Goal of the exercise ▸ Identify all lines of the data containing the string "matplotlib" and copy them.

Provided material ▸
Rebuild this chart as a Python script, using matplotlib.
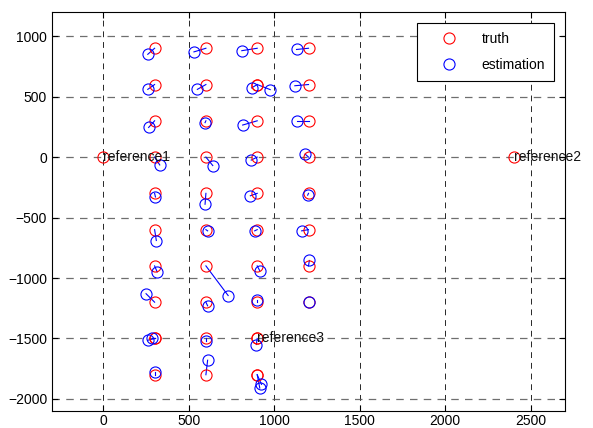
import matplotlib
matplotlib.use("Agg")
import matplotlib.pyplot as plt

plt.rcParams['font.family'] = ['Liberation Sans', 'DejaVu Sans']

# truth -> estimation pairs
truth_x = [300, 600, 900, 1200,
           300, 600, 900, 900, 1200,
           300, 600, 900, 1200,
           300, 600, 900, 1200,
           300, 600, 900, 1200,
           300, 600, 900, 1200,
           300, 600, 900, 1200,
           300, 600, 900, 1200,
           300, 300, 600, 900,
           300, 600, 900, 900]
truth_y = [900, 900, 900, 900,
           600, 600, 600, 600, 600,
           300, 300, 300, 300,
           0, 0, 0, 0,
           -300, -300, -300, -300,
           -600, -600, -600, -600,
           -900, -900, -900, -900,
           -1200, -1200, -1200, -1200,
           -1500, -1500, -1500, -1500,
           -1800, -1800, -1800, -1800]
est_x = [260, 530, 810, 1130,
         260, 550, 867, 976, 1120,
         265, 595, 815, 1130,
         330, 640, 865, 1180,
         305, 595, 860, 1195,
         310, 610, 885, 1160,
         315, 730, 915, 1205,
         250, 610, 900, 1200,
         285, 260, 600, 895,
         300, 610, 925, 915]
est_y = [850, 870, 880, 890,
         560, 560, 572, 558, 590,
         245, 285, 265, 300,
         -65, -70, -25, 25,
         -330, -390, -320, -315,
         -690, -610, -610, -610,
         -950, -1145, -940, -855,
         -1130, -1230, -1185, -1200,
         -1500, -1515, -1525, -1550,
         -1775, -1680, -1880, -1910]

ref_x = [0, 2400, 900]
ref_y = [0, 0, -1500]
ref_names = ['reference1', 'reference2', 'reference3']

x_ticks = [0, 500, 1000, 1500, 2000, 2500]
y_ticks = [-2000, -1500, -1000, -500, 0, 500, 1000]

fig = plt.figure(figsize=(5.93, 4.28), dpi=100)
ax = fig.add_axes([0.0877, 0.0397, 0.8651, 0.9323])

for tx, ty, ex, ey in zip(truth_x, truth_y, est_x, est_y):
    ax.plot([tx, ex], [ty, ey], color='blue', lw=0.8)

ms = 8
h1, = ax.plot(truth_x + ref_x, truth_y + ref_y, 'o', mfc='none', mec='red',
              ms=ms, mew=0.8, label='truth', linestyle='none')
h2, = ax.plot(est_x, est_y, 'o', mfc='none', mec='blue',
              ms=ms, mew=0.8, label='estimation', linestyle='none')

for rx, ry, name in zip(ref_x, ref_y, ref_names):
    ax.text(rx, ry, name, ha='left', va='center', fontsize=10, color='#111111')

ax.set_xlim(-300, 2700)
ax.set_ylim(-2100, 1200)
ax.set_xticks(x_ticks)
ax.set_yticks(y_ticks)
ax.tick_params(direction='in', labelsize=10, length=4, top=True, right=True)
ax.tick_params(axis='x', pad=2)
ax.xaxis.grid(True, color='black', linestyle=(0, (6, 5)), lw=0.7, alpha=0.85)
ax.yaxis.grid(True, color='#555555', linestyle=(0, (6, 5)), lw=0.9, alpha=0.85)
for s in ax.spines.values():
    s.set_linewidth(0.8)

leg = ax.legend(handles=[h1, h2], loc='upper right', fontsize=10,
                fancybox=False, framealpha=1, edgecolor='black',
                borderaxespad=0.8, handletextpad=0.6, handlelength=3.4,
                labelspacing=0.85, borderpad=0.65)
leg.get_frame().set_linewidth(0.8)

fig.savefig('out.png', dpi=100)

Solution for this task ▸
Rebuild this chart as a Python script, using matplotlib.
import matplotlib
matplotlib.use("Agg")
import matplotlib.pyplot as plt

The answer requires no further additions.